The tactics Hoang’s interviewees used may sound sensational or distasteful, but, she quickly discovered, they are also routine, mundane, and (often) legal. Investors engage in offshoring—the practice of moving companies or bank accounts abroad—partly for practical reasons, given the instability of local financial institutions. “In frontier markets,” she says, “it was the only way of doing business when you don’t have faith in the state or rule of law.” (Of course, the anonymity and tax advantages were useful too.) Similarly, bribery is often a fact of life in countries that can’t afford to pay public servants livable wages.
But practices that are mundane are not necessarily risk-free. Investments in Southeast Asia fail at high rates. Governments rise and fall; new ruling parties may not look kindly on projects approved by their predecessors. Bribing the wrong person at the wrong time can result in a jail sentence. Spiderweb Capitalism recounts the tale of one investor who, seemingly out of nowhere, received a $15 million tax bill from the Vietnamese government that ultimately sank his project.
Such legal and reputational risks are not shared equally. One of the book’s revelations is the divide between ultra-high-net-worth individuals (UHNWIs), with liquid assets of at least $30 million, and high-net-worth individuals (HNWIs), with between $1 million and $30 million. For UHNWIs, investments in Southeast Asia typically represent a tiny portion of their wealth; a single failed deal scarcely matters. They are shielded from public scrutiny via offshoring and webs of holding companies. HNWIs, who may work as attorneys, accountants, or fund managers like Alan, are handsomely compensated for their services, but if something goes wrong, “they’re the face of the deal,” Hoang says. “They’re the fall guy.”
They aren’t the only ones left holding the bag. Local populations may receive little lasting benefit from foreign investment, but they live with the economic, social, and environmental consequences. If, say, a mining project fails, a billionaire’s net worth may go down and a millionaire may suffer public embarrassment—but hundreds of workers lose their livelihoods.
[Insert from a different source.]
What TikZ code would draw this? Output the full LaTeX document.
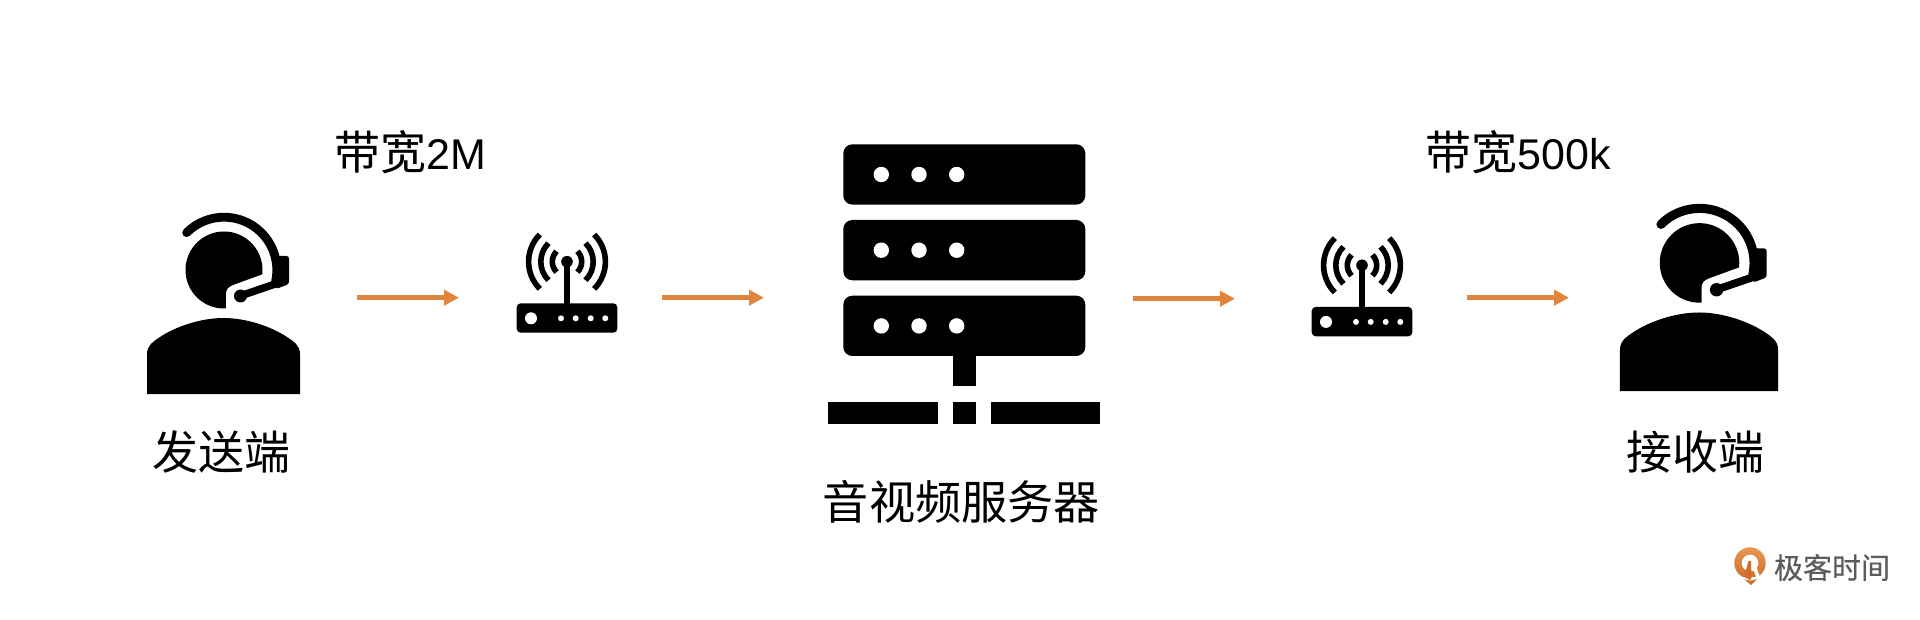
\documentclass[tikz,border=0pt]{standalone}
\usepackage{fontspec}
\newfontfamily\cjk{Noto Sans CJK SC}
\newfontfamily\cjklogo[FakeBold=0.5]{Noto Sans CJK SC}
\newfontfamily\latinlbl{Liberation Sans}
\usetikzlibrary{arrows.meta}
\definecolor{flow}{HTML}{E0853E}
\definecolor{logotext}{HTML}{5C5C5C}
\definecolor{logotop}{HTML}{E9974F}
\definecolor{logobot}{HTML}{CF6F2E}
\newcommand{\lat}[1]{{\latinlbl\fontsize{43}{43}\selectfont #1}}
\tikzset{
  iconbox/.style={inner sep=0pt,minimum height=0pt,outer sep=0pt},
  flowarrow/.style={draw=flow,line width=4.4pt,-{Triangle[length=15pt,width=15pt]}},
  textlbl/.style={inner sep=0pt,font=\cjk\fontsize{46}{46}\selectfont,text=black},
  wavearc/.style={line width=5.6pt,black},
}
\newcommand{\personicon}[3]{%
  \begin{scope}[shift={(#1,#2)},scale=#3,shift={(-223.5,-394)}]
    \fill (224,270) circle[radius=38.5];
    \fill[white] (263.5,274) -- (233.3,285) .. controls (228,287) and (226,290) .. (226,294) -- (226,310) -- (264,310) -- cycle;
    \draw[line width=#3*8.8pt,line cap=round] (224,270) ++(225:52.8) arc[start angle=225,end angle=372,radius=52.8];
    \fill[rounded corners=2.5pt] (276,256) -- (289,256) -- (289,284) -- (276,289) -- cycle;
    \draw[line width=#3*7.5pt] (240,296) -- (284,281);
    \fill (240.5,296) circle[radius=6.5];
    \fill (147,394) -- (147,354) .. controls (147,345) and (154,341) .. (160,337)
      .. controls (175,327) and (200,318) .. (223.5,318)
      .. controls (247,318) and (272,327) .. (287,337)
      .. controls (293,341) and (300,345) .. (300,354) -- (300,394) -- cycle;
  \end{scope}}
\newcommand{\routericon}[2]{%
  \begin{scope}[shift={(#1,#2)}]
    \fill[rounded corners=4pt] (516.7,303.3) rectangle (617.3,332.7);
    \fill (564,262) rectangle (570,304);
    \fill (567,261.7) circle[radius=5.8];
    \foreach \r in {14.7,26.2,38.4}{
      \draw[wavearc] (567,261.7) ++(135:\r) arc[start angle=135,end angle=225,radius=\r];
      \draw[wavearc] (567,261.7) ++(-45:\r) arc[start angle=-45,end angle=45,radius=\r];
    }
    \fill[white] (531,318.3) circle[radius=6];
    \foreach \x in {561,575.7,590.7,605.3}{\fill[white] (\x,318.3) circle[radius=3];}
  \end{scope}}
\begin{document}
\begin{tikzpicture}[x=1pt,y=-1pt]
\useasboundingbox (0,0) rectangle (1920,620);
\fill[white] (0,0) rectangle (1920,620);

% anchors for the connectors, spanning each icon and its margins
\node[iconbox,minimum width=210pt] (sender)   at (252,297.7) {};
\node[iconbox,minimum width=203pt] (router1)  at (560.5,297.7) {};
\node[iconbox,minimum width=368.7pt] (server) at (948.35,297.7) {};
\node[iconbox,minimum width=231.7pt] (router2) at (1350.85,297.7) {};
\node[iconbox,minimum width=209pt] (receiver) at (1673.5,297.7) {};

\personicon{223.5}{394}{1}
\personicon{1699}{391}{1.033}
\routericon{0}{0}
\routericon{795}{3.6}

% server
\foreach \y in {144.3,220,295.7}{
  \fill[rounded corners=9pt] (843.3,\y) rectangle (1085.3,\y+60.3);
  \foreach \x in {881.3,919,956.7}{\fill[white] (\x,\y+30.2) circle[radius=7.7];}
}
\fill (953.3,356) rectangle (975.7,386);
\fill (828.3,401.7) rectangle (938,424);
\fill (953.3,401.7) rectangle (975.7,424);
\fill (991,401.7) rectangle (1100.3,424);

% connectors
\draw[flowarrow] (sender.east) -- (router1.west);
\draw[flowarrow] (router1.east) -- (server.west);
\draw[flowarrow] ([yshift=-1pt]server.east) -- ([yshift=-1pt]router2.west);
\draw[flowarrow] (router2.east) -- (receiver.west);

% labels
\node[textlbl] (lsend) at (221,452) {发送端};
\node[textlbl] (lbw1) at (410.5,152) {带宽\lat{2M}};
\node[textlbl] (lserver) at (961.5,502) {\fontsize{46.2}{46.2}\selectfont 音视频服务器};
\node[textlbl] (lbw2) at (1518,152) {带宽\lat{500k}};
\node[textlbl] (lrecv) at (1695,452) {接收端};

% logo
\shade[top color=logotop,bottom color=logobot] (1750,563) circle[radius=15.7];
\fill[white] (1750,563) circle[radius=8.3];
\fill[white] (1740,577) -- (1760,577) -- (1760,585) -- (1740,585) -- cycle;
\fill[logobot] (1744,577) -- (1748.5,561) -- (1751,561) -- (1751.5,578) -- (1750,580) -- cycle;
\fill[white] (1753,568) -- (1756,566) -- (1760,577) -- (1756,577) -- cycle;
\fill[logobot] (1744,579) .. controls (1748,581) and (1753,581) .. (1757,579) -- (1751,585) -- cycle;
\node[inner sep=0pt,font=\cjklogo\fontsize{29}{29}\selectfont,text=logotext] (logo) at (1832,567.5) {极客时间};
\end{tikzpicture}
\end{document}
Hoang admits she walked away from Spiderweb Capitalism without a clear solution to the widespread problems her book identifies: corruption, inequality, tax avoidance, lack of transparency. But she believes it’s important to view these as a collective and systemic challenge: “The problem with dividing the world between ‘they’re corrupt over there, and we’re not over here’ is that it completely misses the fact that our global economy is interconnected.” Much of the wealth generated in Southeast Asia—and other emerging markets around the world—finds its way back to the West. We can’t escape the gray, Hoang argues, so we must confront it.